[BEGIN]

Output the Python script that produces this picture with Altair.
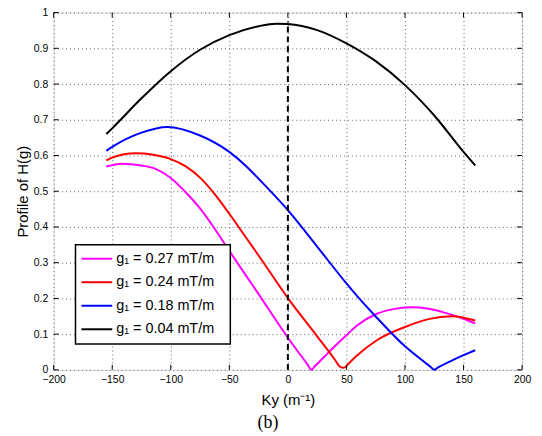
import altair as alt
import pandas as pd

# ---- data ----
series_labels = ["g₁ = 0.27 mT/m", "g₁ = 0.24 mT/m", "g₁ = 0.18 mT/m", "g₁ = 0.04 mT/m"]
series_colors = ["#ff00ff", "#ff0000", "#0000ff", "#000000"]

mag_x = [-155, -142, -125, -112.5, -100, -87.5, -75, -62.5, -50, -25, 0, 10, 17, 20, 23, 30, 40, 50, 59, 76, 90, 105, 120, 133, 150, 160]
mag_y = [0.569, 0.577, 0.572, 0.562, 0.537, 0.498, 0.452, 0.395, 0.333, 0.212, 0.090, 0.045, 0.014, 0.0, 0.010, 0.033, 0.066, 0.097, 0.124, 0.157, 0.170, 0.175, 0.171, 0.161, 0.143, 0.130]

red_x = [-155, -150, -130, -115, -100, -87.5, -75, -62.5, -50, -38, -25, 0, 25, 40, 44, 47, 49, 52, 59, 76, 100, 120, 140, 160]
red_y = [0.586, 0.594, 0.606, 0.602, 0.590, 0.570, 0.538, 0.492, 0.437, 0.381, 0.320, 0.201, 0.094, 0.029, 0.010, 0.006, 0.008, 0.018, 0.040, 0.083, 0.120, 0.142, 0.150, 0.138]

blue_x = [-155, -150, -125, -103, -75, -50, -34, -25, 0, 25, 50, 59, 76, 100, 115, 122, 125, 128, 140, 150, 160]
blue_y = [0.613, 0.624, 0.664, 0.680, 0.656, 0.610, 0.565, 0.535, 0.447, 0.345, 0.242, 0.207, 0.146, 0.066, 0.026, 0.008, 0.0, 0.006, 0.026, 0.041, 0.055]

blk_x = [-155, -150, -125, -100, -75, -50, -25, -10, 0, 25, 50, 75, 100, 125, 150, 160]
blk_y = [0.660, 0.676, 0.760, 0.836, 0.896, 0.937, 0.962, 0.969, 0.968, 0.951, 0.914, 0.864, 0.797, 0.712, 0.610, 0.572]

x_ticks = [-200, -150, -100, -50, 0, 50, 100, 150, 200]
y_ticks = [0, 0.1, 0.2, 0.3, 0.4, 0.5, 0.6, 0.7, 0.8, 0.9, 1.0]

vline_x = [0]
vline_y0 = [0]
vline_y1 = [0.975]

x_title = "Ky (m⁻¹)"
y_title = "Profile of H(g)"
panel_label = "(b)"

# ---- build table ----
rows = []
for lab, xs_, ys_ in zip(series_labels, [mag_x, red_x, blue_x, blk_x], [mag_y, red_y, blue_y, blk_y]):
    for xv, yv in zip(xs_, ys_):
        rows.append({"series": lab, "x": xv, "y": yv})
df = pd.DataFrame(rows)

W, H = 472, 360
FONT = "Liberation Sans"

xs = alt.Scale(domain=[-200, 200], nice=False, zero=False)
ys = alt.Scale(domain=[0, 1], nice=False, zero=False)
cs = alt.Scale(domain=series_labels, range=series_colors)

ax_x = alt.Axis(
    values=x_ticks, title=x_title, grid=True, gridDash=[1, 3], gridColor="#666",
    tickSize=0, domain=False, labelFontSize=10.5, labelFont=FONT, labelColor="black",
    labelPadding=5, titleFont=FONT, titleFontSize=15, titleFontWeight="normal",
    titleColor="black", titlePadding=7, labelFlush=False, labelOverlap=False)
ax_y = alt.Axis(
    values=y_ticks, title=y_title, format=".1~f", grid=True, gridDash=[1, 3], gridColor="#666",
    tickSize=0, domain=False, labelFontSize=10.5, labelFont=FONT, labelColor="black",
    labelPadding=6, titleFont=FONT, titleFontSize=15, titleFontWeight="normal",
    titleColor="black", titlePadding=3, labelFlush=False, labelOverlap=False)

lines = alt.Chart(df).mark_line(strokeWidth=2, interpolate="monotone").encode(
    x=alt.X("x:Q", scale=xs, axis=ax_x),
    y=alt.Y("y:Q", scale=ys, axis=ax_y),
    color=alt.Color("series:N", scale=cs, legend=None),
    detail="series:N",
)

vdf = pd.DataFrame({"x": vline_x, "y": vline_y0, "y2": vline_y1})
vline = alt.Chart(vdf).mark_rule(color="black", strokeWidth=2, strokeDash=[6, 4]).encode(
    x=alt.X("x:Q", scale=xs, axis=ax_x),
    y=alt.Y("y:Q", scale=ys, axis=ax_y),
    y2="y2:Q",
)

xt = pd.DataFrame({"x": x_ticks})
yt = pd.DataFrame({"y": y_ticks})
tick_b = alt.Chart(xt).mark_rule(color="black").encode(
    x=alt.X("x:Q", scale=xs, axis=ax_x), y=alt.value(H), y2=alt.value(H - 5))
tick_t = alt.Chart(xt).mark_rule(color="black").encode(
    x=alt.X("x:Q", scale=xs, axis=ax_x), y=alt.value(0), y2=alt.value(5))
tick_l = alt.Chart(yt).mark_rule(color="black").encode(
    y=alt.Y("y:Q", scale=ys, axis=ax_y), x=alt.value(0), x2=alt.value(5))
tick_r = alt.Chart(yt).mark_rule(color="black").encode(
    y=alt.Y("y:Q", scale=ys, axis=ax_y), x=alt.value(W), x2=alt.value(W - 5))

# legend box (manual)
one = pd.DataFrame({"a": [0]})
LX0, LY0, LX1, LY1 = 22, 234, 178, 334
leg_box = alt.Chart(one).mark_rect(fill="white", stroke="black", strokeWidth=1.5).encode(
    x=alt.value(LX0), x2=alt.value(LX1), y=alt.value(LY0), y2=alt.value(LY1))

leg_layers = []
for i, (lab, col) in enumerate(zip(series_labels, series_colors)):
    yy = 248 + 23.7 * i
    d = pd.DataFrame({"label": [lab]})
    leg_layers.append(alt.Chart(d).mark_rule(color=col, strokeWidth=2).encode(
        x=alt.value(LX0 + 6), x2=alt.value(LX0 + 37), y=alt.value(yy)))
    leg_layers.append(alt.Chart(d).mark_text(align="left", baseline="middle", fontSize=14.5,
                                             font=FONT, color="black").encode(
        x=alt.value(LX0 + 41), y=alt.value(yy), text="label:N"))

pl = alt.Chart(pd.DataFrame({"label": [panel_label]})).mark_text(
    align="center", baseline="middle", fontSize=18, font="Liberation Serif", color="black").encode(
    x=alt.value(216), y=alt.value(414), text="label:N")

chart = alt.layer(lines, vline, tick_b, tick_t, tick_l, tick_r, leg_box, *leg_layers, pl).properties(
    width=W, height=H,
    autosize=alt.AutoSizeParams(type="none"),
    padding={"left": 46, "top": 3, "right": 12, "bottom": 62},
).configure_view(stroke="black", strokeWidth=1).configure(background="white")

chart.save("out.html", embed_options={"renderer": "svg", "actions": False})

[END]
[BEGIN]

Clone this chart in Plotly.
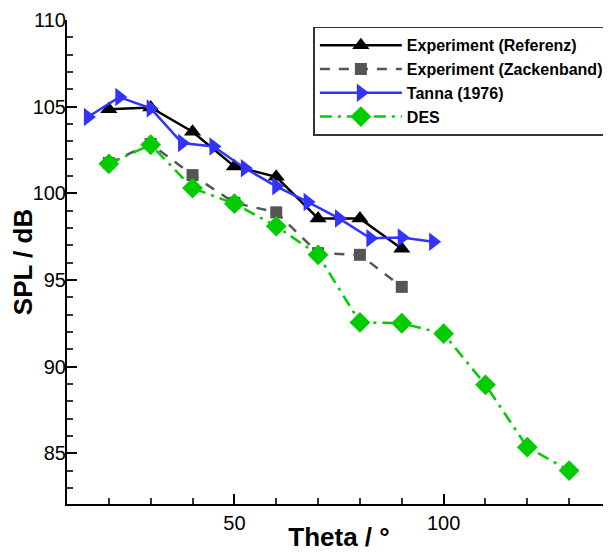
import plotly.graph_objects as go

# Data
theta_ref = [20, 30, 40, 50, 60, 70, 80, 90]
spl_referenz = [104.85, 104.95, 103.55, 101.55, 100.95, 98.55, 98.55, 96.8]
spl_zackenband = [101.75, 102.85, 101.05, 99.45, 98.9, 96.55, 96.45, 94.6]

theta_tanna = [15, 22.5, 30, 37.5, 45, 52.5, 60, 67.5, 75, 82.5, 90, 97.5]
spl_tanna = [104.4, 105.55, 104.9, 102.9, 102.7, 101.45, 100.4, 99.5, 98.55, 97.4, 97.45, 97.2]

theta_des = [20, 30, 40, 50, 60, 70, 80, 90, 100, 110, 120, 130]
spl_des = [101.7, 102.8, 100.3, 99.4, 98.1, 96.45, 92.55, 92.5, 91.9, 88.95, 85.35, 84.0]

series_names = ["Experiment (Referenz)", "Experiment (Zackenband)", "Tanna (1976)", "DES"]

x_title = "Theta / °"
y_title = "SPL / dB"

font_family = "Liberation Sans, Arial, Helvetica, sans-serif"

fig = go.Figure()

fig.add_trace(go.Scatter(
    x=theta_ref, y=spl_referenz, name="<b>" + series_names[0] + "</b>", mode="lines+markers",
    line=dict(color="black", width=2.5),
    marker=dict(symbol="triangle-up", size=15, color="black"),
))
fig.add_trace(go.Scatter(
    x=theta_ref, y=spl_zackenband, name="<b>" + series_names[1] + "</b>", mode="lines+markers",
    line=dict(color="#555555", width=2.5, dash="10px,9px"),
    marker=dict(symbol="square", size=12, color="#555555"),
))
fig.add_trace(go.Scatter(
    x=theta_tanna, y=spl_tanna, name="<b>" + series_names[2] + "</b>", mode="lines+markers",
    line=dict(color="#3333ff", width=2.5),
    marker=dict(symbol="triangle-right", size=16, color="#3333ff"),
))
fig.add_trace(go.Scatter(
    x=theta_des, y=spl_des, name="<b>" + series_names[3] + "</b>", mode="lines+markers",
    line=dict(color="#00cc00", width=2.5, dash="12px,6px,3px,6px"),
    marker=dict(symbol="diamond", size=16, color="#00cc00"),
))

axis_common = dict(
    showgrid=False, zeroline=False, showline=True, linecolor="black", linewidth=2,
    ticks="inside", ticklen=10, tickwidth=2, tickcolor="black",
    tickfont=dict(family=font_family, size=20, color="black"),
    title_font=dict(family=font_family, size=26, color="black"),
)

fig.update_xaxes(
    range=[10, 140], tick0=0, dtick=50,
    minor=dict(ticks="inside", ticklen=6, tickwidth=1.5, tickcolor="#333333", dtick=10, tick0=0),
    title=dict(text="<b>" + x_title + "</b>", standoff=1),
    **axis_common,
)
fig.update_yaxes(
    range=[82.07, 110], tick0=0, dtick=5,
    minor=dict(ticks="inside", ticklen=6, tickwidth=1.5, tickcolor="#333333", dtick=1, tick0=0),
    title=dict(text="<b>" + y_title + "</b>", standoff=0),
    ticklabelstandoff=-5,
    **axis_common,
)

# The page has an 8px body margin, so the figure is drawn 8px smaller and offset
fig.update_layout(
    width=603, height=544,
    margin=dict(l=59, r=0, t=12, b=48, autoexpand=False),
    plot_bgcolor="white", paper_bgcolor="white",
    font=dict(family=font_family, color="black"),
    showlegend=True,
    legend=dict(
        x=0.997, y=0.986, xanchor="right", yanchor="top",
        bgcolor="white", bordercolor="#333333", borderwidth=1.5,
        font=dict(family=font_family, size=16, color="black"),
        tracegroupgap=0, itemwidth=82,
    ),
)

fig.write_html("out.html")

[END]

### Task description
Include both the line containing "Clone this chart in Plotly." and the line containing "96.55, 96.45, 94.6]" when you write out everything between them, exactly. Leave the pictures out.

### Exercise solution
Clone this chart in Plotly.
import plotly.graph_objects as go

# Data
theta_ref = [20, 30, 40, 50, 60, 70, 80, 90]
spl_referenz = [104.85, 104.95, 103.55, 101.55, 100.95, 98.55, 98.55, 96.8]
spl_zackenband = [101.75, 102.85, 101.05, 99.45, 98.9, 96.55, 96.45, 94.6]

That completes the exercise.